→ REQUIREMENT
Every line with the word "script" in it should be extracted from the data that follows.

→ RECORDS TO PROCESS
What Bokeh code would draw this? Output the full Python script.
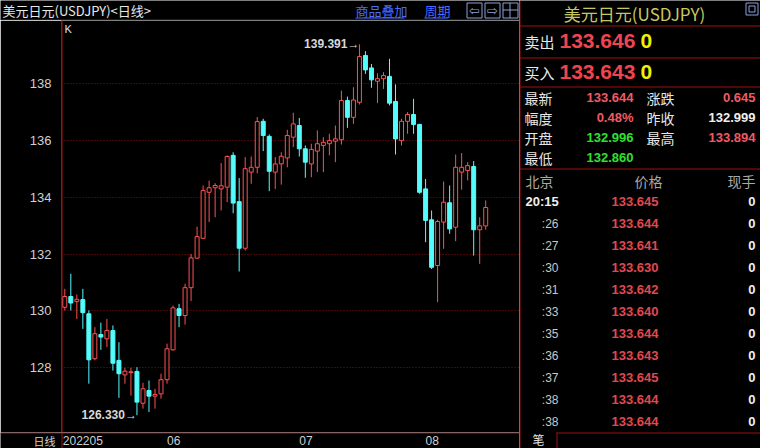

==

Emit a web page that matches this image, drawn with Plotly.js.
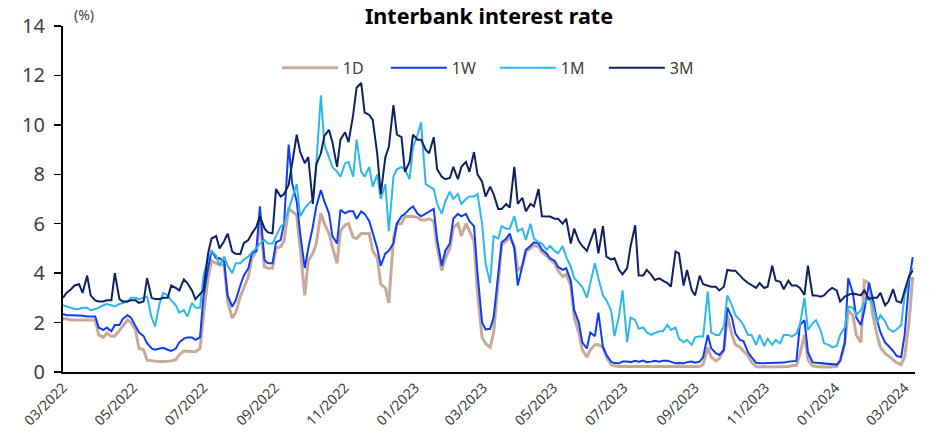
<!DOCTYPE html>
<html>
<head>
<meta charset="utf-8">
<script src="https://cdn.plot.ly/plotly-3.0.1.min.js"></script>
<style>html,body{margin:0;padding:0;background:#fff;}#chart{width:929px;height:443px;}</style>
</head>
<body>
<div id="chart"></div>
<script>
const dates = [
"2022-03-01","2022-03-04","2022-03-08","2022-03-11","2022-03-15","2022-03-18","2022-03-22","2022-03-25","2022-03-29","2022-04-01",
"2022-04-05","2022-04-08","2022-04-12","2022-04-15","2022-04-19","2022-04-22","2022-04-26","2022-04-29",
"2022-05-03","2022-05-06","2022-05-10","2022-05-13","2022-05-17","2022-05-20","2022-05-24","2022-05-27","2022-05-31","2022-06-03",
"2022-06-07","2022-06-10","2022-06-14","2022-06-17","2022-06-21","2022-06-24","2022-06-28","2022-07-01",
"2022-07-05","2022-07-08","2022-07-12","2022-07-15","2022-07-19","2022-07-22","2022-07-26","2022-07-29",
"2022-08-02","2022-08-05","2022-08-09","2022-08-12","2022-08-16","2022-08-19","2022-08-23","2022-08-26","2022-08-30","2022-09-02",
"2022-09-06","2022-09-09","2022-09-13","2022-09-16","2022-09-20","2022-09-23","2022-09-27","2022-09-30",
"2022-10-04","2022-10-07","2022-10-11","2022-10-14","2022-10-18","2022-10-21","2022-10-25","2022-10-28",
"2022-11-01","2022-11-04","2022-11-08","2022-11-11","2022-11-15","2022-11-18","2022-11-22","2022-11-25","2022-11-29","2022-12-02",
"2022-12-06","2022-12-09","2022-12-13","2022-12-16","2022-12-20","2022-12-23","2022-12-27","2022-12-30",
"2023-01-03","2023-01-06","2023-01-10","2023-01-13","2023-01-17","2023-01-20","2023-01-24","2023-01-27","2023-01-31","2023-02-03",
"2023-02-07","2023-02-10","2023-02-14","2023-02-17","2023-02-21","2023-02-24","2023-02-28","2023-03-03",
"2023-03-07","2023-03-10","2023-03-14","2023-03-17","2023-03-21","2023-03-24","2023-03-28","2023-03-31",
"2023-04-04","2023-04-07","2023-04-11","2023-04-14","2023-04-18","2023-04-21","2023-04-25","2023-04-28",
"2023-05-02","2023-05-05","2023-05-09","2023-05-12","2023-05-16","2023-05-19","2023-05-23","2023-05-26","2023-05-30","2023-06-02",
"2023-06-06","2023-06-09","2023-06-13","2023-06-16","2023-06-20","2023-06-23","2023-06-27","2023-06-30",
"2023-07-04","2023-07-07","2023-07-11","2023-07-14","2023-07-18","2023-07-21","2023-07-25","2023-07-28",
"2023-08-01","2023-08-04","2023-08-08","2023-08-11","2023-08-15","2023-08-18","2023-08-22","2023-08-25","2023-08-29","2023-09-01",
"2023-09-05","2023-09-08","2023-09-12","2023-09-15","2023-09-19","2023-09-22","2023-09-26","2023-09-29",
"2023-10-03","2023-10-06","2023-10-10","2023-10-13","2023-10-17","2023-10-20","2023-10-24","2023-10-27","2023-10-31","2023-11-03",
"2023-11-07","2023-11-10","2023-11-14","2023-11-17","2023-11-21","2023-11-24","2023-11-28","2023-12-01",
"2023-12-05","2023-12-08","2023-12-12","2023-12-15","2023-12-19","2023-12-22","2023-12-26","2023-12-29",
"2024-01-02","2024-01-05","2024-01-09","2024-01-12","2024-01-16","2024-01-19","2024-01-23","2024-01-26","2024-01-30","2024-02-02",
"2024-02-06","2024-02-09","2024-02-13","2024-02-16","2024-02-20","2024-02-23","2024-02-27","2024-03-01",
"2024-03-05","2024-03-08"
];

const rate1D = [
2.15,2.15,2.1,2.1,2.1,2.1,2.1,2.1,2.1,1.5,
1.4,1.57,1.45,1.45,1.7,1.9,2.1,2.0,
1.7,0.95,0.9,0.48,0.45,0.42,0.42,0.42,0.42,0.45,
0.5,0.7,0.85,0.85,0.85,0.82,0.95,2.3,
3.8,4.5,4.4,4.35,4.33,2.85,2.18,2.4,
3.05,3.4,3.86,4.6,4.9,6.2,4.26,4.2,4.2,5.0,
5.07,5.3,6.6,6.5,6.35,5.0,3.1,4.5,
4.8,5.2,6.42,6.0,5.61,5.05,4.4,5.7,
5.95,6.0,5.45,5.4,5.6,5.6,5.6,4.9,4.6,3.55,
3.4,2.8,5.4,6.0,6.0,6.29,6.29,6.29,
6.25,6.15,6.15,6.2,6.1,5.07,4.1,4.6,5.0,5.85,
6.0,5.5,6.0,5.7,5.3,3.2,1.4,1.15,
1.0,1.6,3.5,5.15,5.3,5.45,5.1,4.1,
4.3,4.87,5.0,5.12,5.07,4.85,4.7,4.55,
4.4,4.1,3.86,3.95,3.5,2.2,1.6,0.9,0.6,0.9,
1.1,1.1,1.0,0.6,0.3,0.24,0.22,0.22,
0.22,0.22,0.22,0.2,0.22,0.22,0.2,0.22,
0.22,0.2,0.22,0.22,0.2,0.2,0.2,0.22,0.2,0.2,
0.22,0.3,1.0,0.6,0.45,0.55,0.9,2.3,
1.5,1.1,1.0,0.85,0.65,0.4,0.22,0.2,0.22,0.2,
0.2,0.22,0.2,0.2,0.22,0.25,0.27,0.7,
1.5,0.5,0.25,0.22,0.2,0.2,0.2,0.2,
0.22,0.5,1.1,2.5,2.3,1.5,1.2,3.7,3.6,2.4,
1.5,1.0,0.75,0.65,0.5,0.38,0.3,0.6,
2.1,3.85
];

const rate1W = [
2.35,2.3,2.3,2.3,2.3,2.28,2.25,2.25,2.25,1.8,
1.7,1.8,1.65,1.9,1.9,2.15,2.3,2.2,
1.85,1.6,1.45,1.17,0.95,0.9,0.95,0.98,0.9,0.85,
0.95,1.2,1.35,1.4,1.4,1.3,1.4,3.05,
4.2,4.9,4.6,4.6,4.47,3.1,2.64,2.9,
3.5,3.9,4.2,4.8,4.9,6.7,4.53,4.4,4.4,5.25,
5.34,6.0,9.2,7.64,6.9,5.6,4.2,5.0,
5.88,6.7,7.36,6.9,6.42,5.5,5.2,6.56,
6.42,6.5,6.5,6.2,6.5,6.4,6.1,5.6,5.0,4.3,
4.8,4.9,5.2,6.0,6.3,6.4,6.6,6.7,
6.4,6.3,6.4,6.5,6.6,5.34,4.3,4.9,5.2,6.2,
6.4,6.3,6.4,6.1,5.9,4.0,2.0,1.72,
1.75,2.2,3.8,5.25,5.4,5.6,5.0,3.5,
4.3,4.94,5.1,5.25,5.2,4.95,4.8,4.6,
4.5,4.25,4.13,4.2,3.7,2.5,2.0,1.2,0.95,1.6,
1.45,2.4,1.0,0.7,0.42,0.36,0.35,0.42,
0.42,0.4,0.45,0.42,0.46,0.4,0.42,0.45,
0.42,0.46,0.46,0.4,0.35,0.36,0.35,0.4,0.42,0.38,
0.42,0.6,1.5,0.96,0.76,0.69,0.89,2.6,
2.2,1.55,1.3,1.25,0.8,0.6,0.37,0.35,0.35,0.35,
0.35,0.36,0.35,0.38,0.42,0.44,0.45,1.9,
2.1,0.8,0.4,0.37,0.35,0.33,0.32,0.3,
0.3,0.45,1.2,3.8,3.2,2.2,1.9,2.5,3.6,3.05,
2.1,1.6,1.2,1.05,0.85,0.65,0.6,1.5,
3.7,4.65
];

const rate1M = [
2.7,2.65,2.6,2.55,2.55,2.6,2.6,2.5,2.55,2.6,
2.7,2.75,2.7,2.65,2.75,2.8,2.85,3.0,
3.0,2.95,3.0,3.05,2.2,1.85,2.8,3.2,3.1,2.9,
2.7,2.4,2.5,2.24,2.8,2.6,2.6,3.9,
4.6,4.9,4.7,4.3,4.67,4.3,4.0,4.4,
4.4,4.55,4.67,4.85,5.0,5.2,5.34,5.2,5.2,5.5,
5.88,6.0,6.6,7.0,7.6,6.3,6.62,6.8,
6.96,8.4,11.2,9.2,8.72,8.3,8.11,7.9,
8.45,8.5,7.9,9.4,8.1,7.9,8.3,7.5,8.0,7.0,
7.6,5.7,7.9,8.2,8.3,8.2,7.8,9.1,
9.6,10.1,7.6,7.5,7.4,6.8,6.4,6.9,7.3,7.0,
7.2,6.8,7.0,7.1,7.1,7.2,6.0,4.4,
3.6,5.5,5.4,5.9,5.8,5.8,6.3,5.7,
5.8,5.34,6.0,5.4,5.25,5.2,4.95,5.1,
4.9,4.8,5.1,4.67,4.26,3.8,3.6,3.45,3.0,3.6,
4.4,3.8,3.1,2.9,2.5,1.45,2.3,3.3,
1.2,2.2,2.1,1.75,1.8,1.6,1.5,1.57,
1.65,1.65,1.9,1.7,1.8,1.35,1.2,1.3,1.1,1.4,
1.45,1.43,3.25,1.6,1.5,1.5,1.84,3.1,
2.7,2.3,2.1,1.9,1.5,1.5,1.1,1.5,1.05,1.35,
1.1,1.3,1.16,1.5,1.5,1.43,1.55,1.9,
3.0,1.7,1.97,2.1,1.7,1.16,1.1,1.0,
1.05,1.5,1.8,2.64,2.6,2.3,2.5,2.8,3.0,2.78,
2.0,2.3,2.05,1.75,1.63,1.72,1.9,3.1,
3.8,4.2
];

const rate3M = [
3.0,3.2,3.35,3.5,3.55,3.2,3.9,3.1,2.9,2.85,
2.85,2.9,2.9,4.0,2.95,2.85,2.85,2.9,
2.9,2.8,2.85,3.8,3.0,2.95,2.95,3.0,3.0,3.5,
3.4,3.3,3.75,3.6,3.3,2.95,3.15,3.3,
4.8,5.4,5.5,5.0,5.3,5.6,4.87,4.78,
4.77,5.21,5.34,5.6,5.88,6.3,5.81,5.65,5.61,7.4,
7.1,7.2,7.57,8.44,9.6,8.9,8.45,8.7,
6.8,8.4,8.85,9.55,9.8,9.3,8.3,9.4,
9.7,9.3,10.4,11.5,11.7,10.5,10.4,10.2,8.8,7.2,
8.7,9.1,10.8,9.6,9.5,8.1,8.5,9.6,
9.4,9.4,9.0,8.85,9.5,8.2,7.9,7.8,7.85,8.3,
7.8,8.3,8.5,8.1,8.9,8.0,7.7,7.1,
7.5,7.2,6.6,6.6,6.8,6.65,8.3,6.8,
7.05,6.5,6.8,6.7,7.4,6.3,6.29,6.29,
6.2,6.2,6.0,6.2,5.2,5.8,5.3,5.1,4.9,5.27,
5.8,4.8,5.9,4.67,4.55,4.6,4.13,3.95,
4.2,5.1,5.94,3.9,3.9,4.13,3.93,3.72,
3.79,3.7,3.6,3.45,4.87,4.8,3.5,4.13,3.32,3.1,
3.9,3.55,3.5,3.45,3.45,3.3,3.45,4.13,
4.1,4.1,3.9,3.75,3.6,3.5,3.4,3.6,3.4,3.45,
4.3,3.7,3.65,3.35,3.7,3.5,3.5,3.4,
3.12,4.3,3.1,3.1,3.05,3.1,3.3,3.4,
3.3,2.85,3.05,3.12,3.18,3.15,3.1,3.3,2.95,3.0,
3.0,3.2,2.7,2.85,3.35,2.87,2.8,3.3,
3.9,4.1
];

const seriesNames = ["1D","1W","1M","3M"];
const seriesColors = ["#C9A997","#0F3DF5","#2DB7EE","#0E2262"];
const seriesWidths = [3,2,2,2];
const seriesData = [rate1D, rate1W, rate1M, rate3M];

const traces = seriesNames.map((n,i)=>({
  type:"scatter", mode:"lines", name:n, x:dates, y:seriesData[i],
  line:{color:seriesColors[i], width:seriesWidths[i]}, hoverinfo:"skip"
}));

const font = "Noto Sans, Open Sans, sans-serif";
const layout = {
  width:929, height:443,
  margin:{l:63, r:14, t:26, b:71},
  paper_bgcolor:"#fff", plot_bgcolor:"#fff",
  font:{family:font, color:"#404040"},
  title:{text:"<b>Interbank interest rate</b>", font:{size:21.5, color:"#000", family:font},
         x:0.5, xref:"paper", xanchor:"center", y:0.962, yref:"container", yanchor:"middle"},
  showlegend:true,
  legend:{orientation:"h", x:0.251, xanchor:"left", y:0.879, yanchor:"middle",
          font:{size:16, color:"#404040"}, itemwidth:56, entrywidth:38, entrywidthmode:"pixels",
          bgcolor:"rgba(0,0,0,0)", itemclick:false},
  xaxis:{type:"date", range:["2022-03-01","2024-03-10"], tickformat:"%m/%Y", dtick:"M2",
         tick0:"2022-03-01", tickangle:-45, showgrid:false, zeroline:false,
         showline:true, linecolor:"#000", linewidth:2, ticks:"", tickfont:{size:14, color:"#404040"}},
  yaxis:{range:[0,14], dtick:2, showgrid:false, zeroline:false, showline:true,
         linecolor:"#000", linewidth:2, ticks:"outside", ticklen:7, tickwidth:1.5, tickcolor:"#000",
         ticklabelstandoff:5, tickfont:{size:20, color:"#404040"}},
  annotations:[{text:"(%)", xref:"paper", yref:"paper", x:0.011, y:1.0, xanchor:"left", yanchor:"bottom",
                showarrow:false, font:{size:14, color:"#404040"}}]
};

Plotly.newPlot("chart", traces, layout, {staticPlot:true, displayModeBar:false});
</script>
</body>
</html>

→ RESULT
What Bokeh code would draw this? Output the full Python script.
<script src="https://cdn.plot.ly/plotly-3.0.1.min.js"></script>
<script>
</script>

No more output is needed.